_Required work_
Output the line that holds "Generate a web", the line that holds "const font = 'DejaVu Sans, sans-serif';", and every line between them, exactly, but none of the pictures.

_Dataset rows_
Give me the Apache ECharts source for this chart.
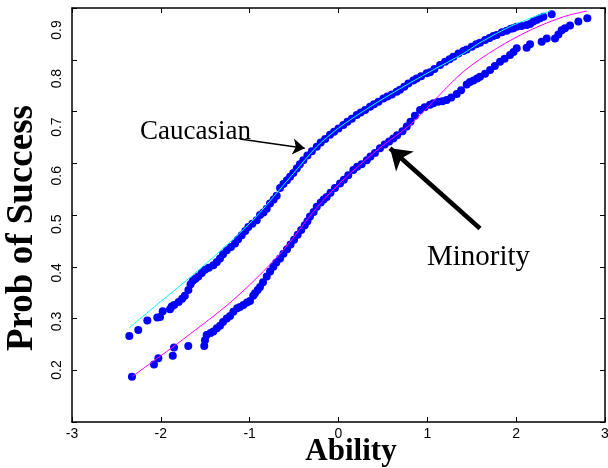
---
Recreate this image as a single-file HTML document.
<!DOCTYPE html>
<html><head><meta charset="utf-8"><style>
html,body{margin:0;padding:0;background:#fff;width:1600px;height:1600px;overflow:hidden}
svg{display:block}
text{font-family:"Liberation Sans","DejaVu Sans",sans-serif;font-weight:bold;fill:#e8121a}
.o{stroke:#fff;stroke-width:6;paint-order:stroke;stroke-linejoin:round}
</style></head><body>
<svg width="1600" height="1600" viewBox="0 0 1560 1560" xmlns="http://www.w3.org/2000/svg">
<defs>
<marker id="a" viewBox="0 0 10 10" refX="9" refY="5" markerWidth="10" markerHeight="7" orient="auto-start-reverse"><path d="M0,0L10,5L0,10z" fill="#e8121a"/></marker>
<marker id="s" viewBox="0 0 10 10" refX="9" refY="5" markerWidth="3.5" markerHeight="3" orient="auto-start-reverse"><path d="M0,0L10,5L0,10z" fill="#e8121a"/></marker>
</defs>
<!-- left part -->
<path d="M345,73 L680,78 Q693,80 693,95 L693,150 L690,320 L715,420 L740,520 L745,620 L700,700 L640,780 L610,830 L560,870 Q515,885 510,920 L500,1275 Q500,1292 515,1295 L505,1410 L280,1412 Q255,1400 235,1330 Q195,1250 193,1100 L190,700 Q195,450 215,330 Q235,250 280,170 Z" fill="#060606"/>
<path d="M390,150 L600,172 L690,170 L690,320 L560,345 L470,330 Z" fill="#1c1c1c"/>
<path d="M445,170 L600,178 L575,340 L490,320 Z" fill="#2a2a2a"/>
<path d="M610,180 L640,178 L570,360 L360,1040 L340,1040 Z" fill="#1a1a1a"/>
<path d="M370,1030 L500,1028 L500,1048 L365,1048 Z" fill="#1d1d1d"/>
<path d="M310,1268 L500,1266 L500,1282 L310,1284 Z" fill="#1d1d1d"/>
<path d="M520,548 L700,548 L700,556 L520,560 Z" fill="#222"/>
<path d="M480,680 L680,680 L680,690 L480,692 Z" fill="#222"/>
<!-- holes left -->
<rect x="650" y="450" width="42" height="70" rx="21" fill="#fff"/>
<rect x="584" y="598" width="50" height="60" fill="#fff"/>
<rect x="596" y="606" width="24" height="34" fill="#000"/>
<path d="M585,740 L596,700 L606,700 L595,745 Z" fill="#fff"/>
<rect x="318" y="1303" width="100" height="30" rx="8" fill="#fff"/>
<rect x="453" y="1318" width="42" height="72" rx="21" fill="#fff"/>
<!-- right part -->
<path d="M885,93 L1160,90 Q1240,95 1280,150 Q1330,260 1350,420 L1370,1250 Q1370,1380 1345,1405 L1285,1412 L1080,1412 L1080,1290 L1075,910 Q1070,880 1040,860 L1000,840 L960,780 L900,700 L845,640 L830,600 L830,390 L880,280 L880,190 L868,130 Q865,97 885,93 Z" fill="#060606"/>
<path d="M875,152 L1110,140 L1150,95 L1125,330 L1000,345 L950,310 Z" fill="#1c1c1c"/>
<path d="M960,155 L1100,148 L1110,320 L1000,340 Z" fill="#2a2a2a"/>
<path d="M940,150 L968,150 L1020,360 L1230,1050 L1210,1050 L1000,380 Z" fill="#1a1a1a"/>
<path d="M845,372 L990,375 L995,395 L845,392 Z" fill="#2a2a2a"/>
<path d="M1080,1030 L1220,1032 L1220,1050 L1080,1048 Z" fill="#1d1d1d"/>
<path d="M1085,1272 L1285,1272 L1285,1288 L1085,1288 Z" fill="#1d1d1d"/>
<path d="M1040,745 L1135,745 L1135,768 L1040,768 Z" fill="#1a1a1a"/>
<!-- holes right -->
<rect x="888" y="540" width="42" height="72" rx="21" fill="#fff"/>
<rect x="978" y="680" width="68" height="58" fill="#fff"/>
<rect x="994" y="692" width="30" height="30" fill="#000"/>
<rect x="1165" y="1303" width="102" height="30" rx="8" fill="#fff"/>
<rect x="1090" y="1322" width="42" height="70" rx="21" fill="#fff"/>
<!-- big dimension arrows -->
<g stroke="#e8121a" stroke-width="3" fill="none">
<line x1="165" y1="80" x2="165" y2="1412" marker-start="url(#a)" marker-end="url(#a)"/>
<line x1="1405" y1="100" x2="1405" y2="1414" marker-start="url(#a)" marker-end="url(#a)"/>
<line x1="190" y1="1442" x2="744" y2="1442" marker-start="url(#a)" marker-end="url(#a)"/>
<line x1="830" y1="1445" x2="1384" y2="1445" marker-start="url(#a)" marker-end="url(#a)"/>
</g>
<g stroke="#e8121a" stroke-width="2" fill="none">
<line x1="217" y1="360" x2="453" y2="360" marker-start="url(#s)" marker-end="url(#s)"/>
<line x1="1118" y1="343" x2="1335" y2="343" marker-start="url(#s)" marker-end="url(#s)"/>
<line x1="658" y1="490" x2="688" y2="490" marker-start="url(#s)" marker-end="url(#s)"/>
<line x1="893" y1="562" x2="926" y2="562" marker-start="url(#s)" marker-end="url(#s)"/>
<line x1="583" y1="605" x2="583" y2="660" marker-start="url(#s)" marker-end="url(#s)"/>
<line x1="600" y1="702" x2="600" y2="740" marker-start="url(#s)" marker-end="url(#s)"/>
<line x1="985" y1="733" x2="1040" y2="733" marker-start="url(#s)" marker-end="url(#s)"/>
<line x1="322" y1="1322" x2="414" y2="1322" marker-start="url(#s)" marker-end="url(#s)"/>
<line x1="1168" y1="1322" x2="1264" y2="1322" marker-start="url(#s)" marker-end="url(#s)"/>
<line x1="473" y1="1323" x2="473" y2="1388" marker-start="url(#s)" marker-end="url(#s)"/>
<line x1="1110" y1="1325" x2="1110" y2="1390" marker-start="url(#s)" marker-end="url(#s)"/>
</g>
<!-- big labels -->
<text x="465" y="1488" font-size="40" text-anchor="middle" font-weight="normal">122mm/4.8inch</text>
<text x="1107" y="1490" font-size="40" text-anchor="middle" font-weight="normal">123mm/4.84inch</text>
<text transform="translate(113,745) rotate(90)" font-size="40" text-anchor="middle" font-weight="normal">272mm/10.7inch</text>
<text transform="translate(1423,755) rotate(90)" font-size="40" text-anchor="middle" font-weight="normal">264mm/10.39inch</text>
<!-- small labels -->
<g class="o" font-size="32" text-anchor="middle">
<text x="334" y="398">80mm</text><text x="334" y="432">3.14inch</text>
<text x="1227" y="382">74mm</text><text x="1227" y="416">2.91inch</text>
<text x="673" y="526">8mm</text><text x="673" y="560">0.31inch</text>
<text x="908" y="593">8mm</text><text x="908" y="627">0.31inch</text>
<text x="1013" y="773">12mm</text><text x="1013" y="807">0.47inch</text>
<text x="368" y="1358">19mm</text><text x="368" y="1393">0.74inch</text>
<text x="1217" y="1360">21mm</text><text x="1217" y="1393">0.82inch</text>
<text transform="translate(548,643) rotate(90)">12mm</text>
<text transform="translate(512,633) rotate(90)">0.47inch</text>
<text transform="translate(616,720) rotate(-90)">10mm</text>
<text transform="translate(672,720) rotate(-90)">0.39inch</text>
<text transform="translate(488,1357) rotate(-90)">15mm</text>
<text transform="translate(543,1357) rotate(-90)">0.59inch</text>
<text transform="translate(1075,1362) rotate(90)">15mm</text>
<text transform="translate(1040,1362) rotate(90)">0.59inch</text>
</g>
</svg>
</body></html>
--
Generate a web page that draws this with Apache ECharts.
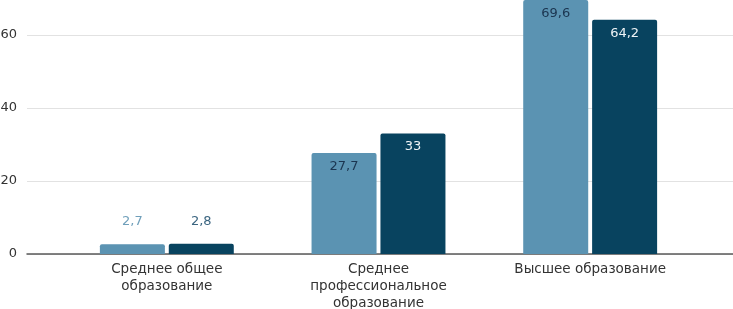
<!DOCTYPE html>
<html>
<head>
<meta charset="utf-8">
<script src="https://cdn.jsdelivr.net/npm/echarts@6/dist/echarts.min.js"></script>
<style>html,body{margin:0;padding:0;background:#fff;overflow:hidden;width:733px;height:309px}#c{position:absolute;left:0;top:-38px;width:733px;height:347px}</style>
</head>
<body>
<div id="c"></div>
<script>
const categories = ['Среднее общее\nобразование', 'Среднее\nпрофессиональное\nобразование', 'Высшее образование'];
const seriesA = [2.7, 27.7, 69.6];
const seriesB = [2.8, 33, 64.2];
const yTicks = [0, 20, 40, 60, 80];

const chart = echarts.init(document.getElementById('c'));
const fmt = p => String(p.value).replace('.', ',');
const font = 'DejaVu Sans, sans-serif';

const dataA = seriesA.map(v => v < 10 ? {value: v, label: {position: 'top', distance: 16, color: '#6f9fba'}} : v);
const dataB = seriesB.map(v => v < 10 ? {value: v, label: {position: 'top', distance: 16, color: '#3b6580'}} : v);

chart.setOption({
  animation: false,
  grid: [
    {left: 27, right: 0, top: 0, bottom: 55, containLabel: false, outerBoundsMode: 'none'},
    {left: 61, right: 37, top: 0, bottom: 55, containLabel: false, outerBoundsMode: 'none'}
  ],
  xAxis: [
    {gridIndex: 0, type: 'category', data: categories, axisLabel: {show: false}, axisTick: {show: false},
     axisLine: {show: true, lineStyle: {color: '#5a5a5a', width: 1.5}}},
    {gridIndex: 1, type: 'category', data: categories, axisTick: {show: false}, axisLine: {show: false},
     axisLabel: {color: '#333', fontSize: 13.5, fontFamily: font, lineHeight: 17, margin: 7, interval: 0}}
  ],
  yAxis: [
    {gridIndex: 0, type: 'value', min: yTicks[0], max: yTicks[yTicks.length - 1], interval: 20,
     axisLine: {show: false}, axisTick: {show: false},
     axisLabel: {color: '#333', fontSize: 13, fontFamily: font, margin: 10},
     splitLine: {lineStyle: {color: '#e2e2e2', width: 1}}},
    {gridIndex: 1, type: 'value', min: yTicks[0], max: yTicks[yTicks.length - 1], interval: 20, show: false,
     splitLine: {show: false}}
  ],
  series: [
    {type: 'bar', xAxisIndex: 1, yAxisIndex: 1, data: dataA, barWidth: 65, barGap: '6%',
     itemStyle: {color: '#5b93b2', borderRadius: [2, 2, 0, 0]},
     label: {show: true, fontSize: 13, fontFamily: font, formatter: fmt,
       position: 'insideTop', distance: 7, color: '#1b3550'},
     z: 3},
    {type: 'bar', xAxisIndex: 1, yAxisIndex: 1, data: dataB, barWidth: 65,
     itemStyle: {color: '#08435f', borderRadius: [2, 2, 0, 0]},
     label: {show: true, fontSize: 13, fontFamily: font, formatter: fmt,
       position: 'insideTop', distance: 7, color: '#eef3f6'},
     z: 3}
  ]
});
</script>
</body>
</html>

_Output_
Generate a web page that draws this with Apache ECharts.
<!DOCTYPE html>
<html>
<head>
<meta charset="utf-8">
<script src="https://cdn.jsdelivr.net/npm/echarts@6/dist/echarts.min.js"></script>
<style>html,body{margin:0;padding:0;background:#fff;overflow:hidden;width:733px;height:309px}#c{position:absolute;left:0;top:-38px;width:733px;height:347px}</style>
</head>
<body>
<div id="c"></div>
<script>
const categories = ['Среднее общее\nобразование', 'Среднее\nпрофессиональное\nобразование', 'Высшее образование'];
const seriesA = [2.7, 27.7, 69.6];
const seriesB = [2.8, 33, 64.2];
const yTicks = [0, 20, 40, 60, 80];

const chart = echarts.init(document.getElementById('c'));
const fmt = p => String(p.value).replace('.', ',');
const font = 'DejaVu Sans, sans-serif';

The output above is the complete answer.